Спецназ пошел на Белый Дом. Только пошел не совсем так, как на то рассчитывали ельцинисты. Профессионалы из «Альфы» сразу определили, что их товарищ убит не защит­никами Конституции. «Альфа» направила парламентеров, оставивших оружие у входа в здание. Они убедили находя­щихся под варварским обстрелом людей сложить оружие, гарантируя им безопасность. К вечеру ожидался штурм бо­евыми вертолетами и газовая атака. Сопротивляться было бесполезно. Ельцин играл ва-банк. О самовольной иници­ативе «Альфы», вероятно, стало известно их начальству. Поэтому на Белый Дом был снова обрушен шквал огня.
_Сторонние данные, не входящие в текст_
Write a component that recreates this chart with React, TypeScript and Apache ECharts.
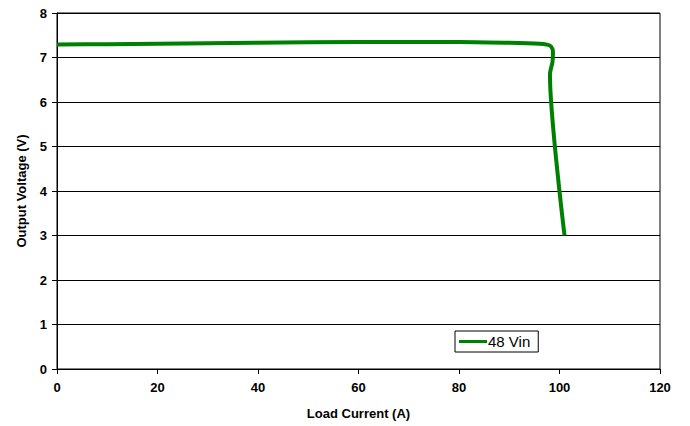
import React, { useEffect, useRef } from "react";
import * as echarts from "echarts";

const seriesName = "48 Vin";
const loadCurrent = [0, 10, 20, 40, 60, 80, 90, 96, 97.5, 98.3, 98.7, 98.6, 98.1, 101];
const outputVoltage = [7.29, 7.3, 7.31, 7.33, 7.35, 7.35, 7.33, 7.31, 7.29, 7.25, 7.12, 6.9, 6.62, 3.0];
const xTicks = [0, 20, 40, 60, 80, 100, 120];
const yTicks = [0, 1, 2, 3, 4, 5, 6, 7, 8];

export default function App() {
  const ref = useRef<HTMLDivElement>(null);
  useEffect(() => {
    const chart = echarts.init(ref.current!, null, { renderer: "svg" });
    const font = "Liberation Sans, Arial, sans-serif";
    chart.setOption({
      animation: false,
      backgroundColor: "#ffffff",
      grid: { left: 57, top: 13, right: 30, bottom: 57, show: true, borderColor: "#000", borderWidth: 1 },
      xAxis: {
        type: "value",
        min: xTicks[0],
        max: xTicks[xTicks.length - 1],
        interval: 20,
        name: "Load Current (A)",
        nameLocation: "middle",
        nameGap: 38,
        nameTextStyle: { fontFamily: font, fontWeight: "bold", fontSize: 13, color: "#000" },
        axisLine: { lineStyle: { color: "#000", width: 1 } },
        axisTick: { show: true, inside: false, length: 5, lineStyle: { color: "#000" } },
        axisLabel: { fontFamily: font, fontWeight: "bold", fontSize: 13, color: "#000", margin: 12 },
        splitLine: { show: false },
      },
      yAxis: {
        type: "value",
        min: yTicks[0],
        max: yTicks[yTicks.length - 1],
        interval: 1,
        name: "Output Voltage (V)",
        nameLocation: "middle",
        nameGap: 29,
        nameRotate: 90,
        nameTextStyle: { fontFamily: font, fontWeight: "bold", fontSize: 13, color: "#000" },
        axisLine: { lineStyle: { color: "#000", width: 1 } },
        axisTick: { show: true, inside: false, length: 5, lineStyle: { color: "#000" } },
        axisLabel: { fontFamily: font, fontWeight: "bold", fontSize: 13, color: "#000", margin: 10 },
        splitLine: { show: true, lineStyle: { color: "#000", width: 1 } },
      },
      legend: {
        left: 455,
        top: 331,
        orient: "horizontal",
        backgroundColor: "#fff",
        borderColor: "#000",
        borderWidth: 1,
        padding: [3, 8, 3, 4],
        icon: "rect",
        itemWidth: 28,
        itemHeight: 3,
        itemGap: 2,
        textStyle: { fontFamily: font, fontSize: 15, color: "#000", padding: [0, 0, 0, -4] },
        data: [seriesName],
      },
      series: [
        {
          name: seriesName,
          type: "line",
          data: loadCurrent.map((x, i) => [x, outputVoltage[i]]),
          smooth: 0.25,
          showSymbol: false,
          symbol: "none",
          color: "#008000",
          lineStyle: { color: "#008000", width: 4 },
        },
      ],
    });
    return () => chart.dispose();
  }, []);
  return (
    <div
      ref={ref}
      style={{ position: "fixed", left: 0, top: 0, width: 690, height: 426, background: "#fff" }}
    />
  );
}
И все-таки «альфовцы» выполнили свое обещание. Бой­цы «Альфы» и «Вымпела» не только прикрыли собой безо­ружных людей. К их чести, они смогли подавить несколько огневых точек снайперов, пытавшихся еще раз для возбуж­дения ненависти прикончить хотя бы одного из спецназов­цев. Кроме того, «Вымпел» уничтожил обезумевший (от наркотиков ли, от водки ли?) экипаж БТР, который поливал из пулемета и своих, и чужих. БТР полностью сгорел от точ­ного выстрела из гранатомета.

Как свидетельствуют очевидцы, бойцы «Альфы» вели себя достойно. Только благодаря «Вымпелу» и «Альфе» внутри Белого дома не было устроено побоища. Со сторо­ны спецназа не было тех зверств, которые всюду сопутство­вали появлению ОМОНа. Обитателей Белого Дома спец­назовцы выводили без выстрелов и отпускали. Омоновцы орали выходившим из Белого Дома защитникам: «Поднять руки...», и били прикладами. «Альфовцы» говорили: «Опус­тите руки. Вы не пленные». Спецназовцы устроили живой коридор, предотвратив нападение пьяных молодчиков, с на­слаждением взиравших на расстрел парламента.

Из газеты «Президент»: «Кто говорил, что танк беспо­лезен в условиях города? Это смотря в чьих он руках, что и кого он защищает. А еще, по кому он ведет исключитель­но точный огонь. <...> И снова, к сожалению, гибли люди. Люди. Озверелых подонков, с которыми обращались даже слишком гуманно, забирая их в плен, я к этой категории не отношу».

«Альфовцев» на всех не хватило... Натасканных омо­новцев было гораздо больше. Тем, кто выходил из Белого Дома в сторону мэрии, пришлось несладко. «Демократы» устроили для всех без исключения «прохождение сквозь строй». Били нещадно. Омоновцы показывали пример.

А им пример показывал начальник президентской службы охраны А. Коржаков - похабно ругая депутатов и отбирая у них депутатские удостоверения. За это от Ельцина он по­лучил орден.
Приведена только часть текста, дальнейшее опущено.